Lindsay Renwick, the mayor of this dusty southern Australian town, remembers the constant whir of the rice mill. “It was our little heartbeat out there, tickety-tick-tickety,” he said, imitating the giant fans that dried the rice, “and now it has stopped.”
The Deniliquin mill, the largest rice mill in the Southern Hemisphere, once processed enough grain to satisfy the daily needs of 20 million people. But six long years of drought have taken a toll, reducing Australia’s rice crop by 98 percent and leading to the closing of the mill last December.
The collapse of Australia’s rice production is one of several factors contributing to a doubling of rice prices in the last three months and has spurred panicked hoarding in Hong Kong and the Philippines, and set off violent protests in countries including Haiti, Egypt, Cameroon, Ivory Coast, Mauritania, Ethiopia, Uzbekistan, Yemen, the Philippines, Thailand, Indonesia and Italy.
Drought affects every agricultural industry based here, not just rice — from shepherding, the other mainstay in this dusty land, to the cultivation of wine grapes, the fastest-growing crop here, with that expansion often coming at the expense of rice.
Drought's effect on rice has produced the greatest impact on the rest of the world, so far. It is one factor contributing to skyrocketing prices, and many scientists believe it is among the earliest signs that a warming planet is starting to affect food production.
Increasing frequency
While a link between short-term changes in weather and long-term climate change is not certain, the unusually severe drought is consistent with what climatologist predict will be a problem of increasing frequency.
It has already spurred significant changes in Australia's agricultural heartland. Some farmers are abandoning rice, which requires large amounts of water, to plant less water-intensive crops like wheat or, especially here in southeastern Australia, wine grapes.
The global agricultural crisis is threatening to become a political one, pitting the United States and other developed countries against the developing world over the need for affordable food versus the need for renewable energy. Many poorer nations worry that subsidies from rich countries to support biofuels, which turn food, like corn, into fuel, are pushing up the price of staples. With rice, which is not used to make biofuel, the problem is availability. Even in normal times, little of the world’s rice is actually exported — more than 90 percent is consumed in the countries where it is grown. In the last quarter-century, rice consumption has outpaced production, with global reserves plunging by half just since 2000.
All these factors have made countries that buy rice on the global market vulnerable to extreme price swings. Senegal and Haiti each import four-fifths of their rice. And both have faced mounting unrest as prices have increased.Scientists expect the problem to worsen in the decades ahead.
Effect of global warming
Scientists said the effect would be uneven, and enormous quantities of food would need to be shipped from areas farther from the equator to feed the populations of often less affluent countries closer to the equator.

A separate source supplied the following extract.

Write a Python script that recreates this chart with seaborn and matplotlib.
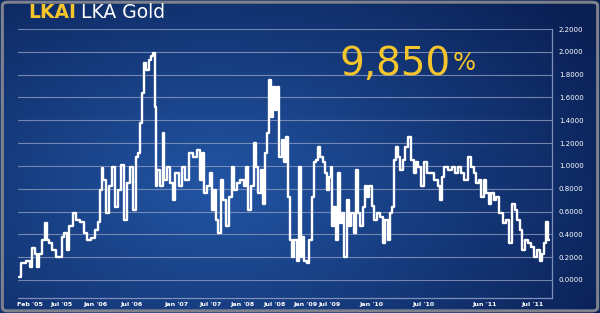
import numpy as np
import pandas as pd
import matplotlib
matplotlib.use("Agg")
import matplotlib.pyplot as plt
import seaborn as sns
from matplotlib.patches import FancyBboxPatch

# ---- data ----
period = [18, 23, 28, 30, 33, 36, 37, 40, 43, 45, 47, 50, 53, 57, 60, 62, 65, 67, 70, 74,
          77, 82, 85, 88, 93, 96, 98, 100, 102, 103, 107, 110, 113, 116, 118, 122, 125, 128, 131, 134,
          136, 138, 140, 142, 144, 147, 149, 152, 154, 155, 156, 158, 162, 163, 165, 168, 172, 173, 177, 180,
          183, 187, 190, 195, 198, 201, 203, 205, 208, 211, 213, 215, 217, 219, 222, 224, 227, 230, 233, 235,
          238, 242, 245, 247, 249, 253, 255, 257, 259, 262, 264, 266, 268, 270, 272, 273, 276, 277, 280, 283,
          285, 287, 289, 292, 293, 296, 298, 300, 302, 303, 306, 308, 311, 313, 315, 317, 319, 322, 324, 326,
          328, 330, 332, 333, 335, 337, 339, 342, 343, 346, 348, 350, 353, 355, 357, 359, 362, 364, 366, 368,
          371, 373, 376, 378, 382, 384, 387, 389, 392, 393, 395, 397, 399, 402, 404, 407, 410, 413, 415, 417,
          420, 423, 426, 429, 433, 437, 440, 442, 443, 447, 451, 454, 457, 460, 463, 467, 470, 473, 476, 478,
          481, 483, 486, 488, 491, 493, 496, 498, 502, 505, 508, 511, 514, 517, 519, 522, 524, 527, 530, 533,
          537, 539, 542, 543, 546, 548, 550]
price = [0.03, 0.15, 0.17, 0.11, 0.28, 0.23, 0.11, 0.23, 0.35, 0.50, 0.35, 0.32, 0.26, 0.20, 0.20, 0.38, 0.41, 0.26, 0.47, 0.59,
         0.53, 0.51, 0.41, 0.35, 0.37, 0.44, 0.51, 0.79, 0.98, 0.88, 0.59, 0.82, 0.99, 0.64, 0.79, 1.01, 0.53, 0.85, 0.99, 0.61,
         1.08, 1.11, 1.38, 1.64, 1.90, 1.84, 1.93, 1.96, 1.99, 1.52, 0.82, 0.96, 0.82, 1.29, 0.88, 0.99, 0.85, 0.70, 0.94, 0.82,
         0.99, 0.88, 1.11, 1.08, 1.14, 0.88, 1.11, 0.76, 0.82, 0.94, 0.61, 0.79, 0.53, 0.41, 0.88, 0.70, 0.47, 0.73, 0.99, 0.79,
         0.85, 0.88, 0.82, 0.99, 0.61, 0.82, 1.20, 0.99, 0.76, 0.96, 0.67, 1.11, 1.29, 1.75, 1.43, 1.69, 1.49, 1.69, 1.08, 1.23,
         1.03, 1.25, 0.73, 0.35, 0.20, 0.35, 0.17, 0.99, 0.20, 0.38, 0.17, 0.15, 0.35, 0.73, 1.03, 1.05, 1.17, 1.08, 1.03, 0.94,
         0.79, 0.90, 0.99, 0.47, 0.64, 0.35, 0.94, 0.50, 0.59, 0.20, 0.70, 0.47, 0.59, 0.41, 0.96, 0.59, 0.47, 0.64, 0.82, 0.73,
         0.82, 0.65, 0.53, 0.59, 0.55, 0.32, 0.53, 0.35, 0.59, 0.64, 1.05, 1.17, 1.08, 0.96, 1.05, 1.17, 1.25, 1.05, 0.94, 1.03,
         0.99, 0.82, 1.03, 0.94, 0.94, 0.88, 0.82, 0.70, 0.90, 0.99, 0.96, 0.99, 0.94, 0.99, 0.94, 0.88, 1.08, 0.99, 0.94, 0.85,
         0.88, 0.73, 0.88, 0.76, 0.67, 0.76, 0.70, 0.73, 0.59, 0.50, 0.53, 0.32, 0.67, 0.61, 0.53, 0.44, 0.26, 0.35, 0.32, 0.29,
         0.20, 0.26, 0.17, 0.23, 0.32, 0.51, 0.35]

tick_pos = [29, 61, 95, 131, 176, 210, 242, 274, 305, 330, 372, 424, 485, 533]
tick_labels = ["Feb '05", "Jul '05", "Jan '06", "Jul '06", "Jan '07", "Jul '07", "Jan '08",
               "Jul '08", "Jan '09", "Jul '09", "Jan '10", "Jul '10", "Jun '11", "Jul '11"]
y_ticks = [0.0, 0.2, 0.4, 0.6, 0.8, 1.0, 1.2, 1.4, 1.6, 1.8, 2.0, 2.2]

title_code = "LKAI"
title_name = "LKA Gold"
headline = "9,850"

df = pd.DataFrame({"period": period, "price": price})

# ---- figure ----
sns.set_theme(style="white")
plt.rcParams["font.family"] = ["DejaVu Sans"]

W, H = 600, 313
fig = plt.figure(figsize=(W / 100, H / 100), dpi=100)

# background gradient
bg = fig.add_axes([0, 0, 1, 1])
bg.set_axis_off()
gx, gy = np.meshgrid(np.linspace(0, 1, 300), np.linspace(0, 1, 160))
light = np.array([0x22, 0x55, 0xa4]) / 255
dark = np.array([0x0a, 0x20, 0x55]) / 255
d = np.sqrt(((gx - 0.36) / 0.75) ** 2 + ((gy - 0.6) / 0.9) ** 2)
t = np.clip(d, 0, 1)[..., None]
img = light * (1 - t) + dark * t
bg.imshow(img, aspect="auto", extent=[0, 1, 0, 1], origin="upper")
bg.set_xlim(0, 1)
bg.set_ylim(0, 1)
border = FancyBboxPatch((0.004, 0.007), 0.992, 0.986, boxstyle="round,pad=0,rounding_size=0.01",
                        transform=fig.transFigure, fill=False, edgecolor="#7c818c", linewidth=2.2)
fig.patches.append(border)

# main axes
left_px, right_px, top_px, bot_px = 18, 552, 29, 298
ax = fig.add_axes([left_px / W, 1 - bot_px / H, (right_px - left_px) / W, (bot_px - top_px) / H])
ax.set_facecolor("none")

sns.lineplot(data=df, x="period", y="price", ax=ax, color="white", linewidth=1.7,
             drawstyle="steps-mid", zorder=3)

ax.set_xlim(17, 553)
ax.set_ylim(-0.158, 2.2)
ax.set_yticks(y_ticks)
ax.set_yticklabels([f"{v:.4f}" for v in y_ticks])
ax.yaxis.tick_right()
ax.set_xticks(tick_pos)
ax.set_xticklabels(tick_labels)
ax.tick_params(axis="y", colors="white", labelsize=5, length=0, pad=5)
ax.tick_params(axis="x", colors="white", labelsize=4.6, length=0, pad=3)
for lab in ax.get_xticklabels():
    lab.set_fontweight("bold")
ax.set_xlabel("")
ax.set_ylabel("")
for yv in y_ticks:
    ax.axhline(yv, color="#8c9cc0", linewidth=0.8, alpha=0.8, zorder=1)
for s in ["left", "top"]:
    ax.spines[s].set_visible(False)
for s in ["bottom", "right"]:
    ax.spines[s].set_color("#7d8fba")
    ax.spines[s].set_linewidth(0.9)

# titles
yellow = "#f6c52c"
t1 = fig.text(28 / W, 1 - 12 / H, title_code, color=yellow, fontsize=13.5, fontweight="bold",
              va="center", ha="left")
fig.canvas.draw()
bb = t1.get_window_extent()
fig.text((bb.x1 + 5) / W, 1 - 12 / H, title_name, color="white", fontsize=13.5,
         va="center", ha="left")

h = fig.text(340 / W, 1 - 64 / H, headline, color=yellow, fontsize=28, va="center", ha="left")
fig.canvas.draw()
hb = h.get_window_extent()
fig.text((hb.x1 + 1) / W, 1 - 51 / H, "%", color=yellow, fontsize=17.5, va="top", ha="left")

fig.savefig("out.png", dpi=100)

The panel predicted that even greater warming, which might happen by late in this century if few or no limits are placed on greenhouse gas emissions, would hurt total food output and cripple crops in many countries. For farmers in a richer nation like Australia, the effects of the current drought are already significant. The rice farmers who do not give up and sell their land or water rights are experimenting with varieties or techniques that require less water. Australia now has some of the world’s highest rice yields for a given quantity of water.
Still, Australia’'s total rice capacity has declined by about a third because many farmers have permanently sold water rights, mostly for grape production. The accidental beneficiaries of these conditions have been the farmers who grow wine grapes in the same river basin where the Deniliquin mill stands silent.
It is more profitable to grow wine grapes as it require one-third of the irrigation water. All told, wine grapes produce a pretax profit of close to $4,942 a hectare, while rice produces a pretax profit of around $593 a hectare.
In addition to drought, climate change could produce more extreme weather, more outbreaks of pests and weeds, and changes in sea level as polar ices melts. Most of the world’s increase in rice production over the last quarter-century has occurred close to sea level, in the deltas of rivers like the Mekong in Vietnam, Chao Phraya in Thailand, and Ganges-Brahmaputra in Bangladesh. Yets some climate experts think that the effects of climate change may be mitigated, if not completely avoided.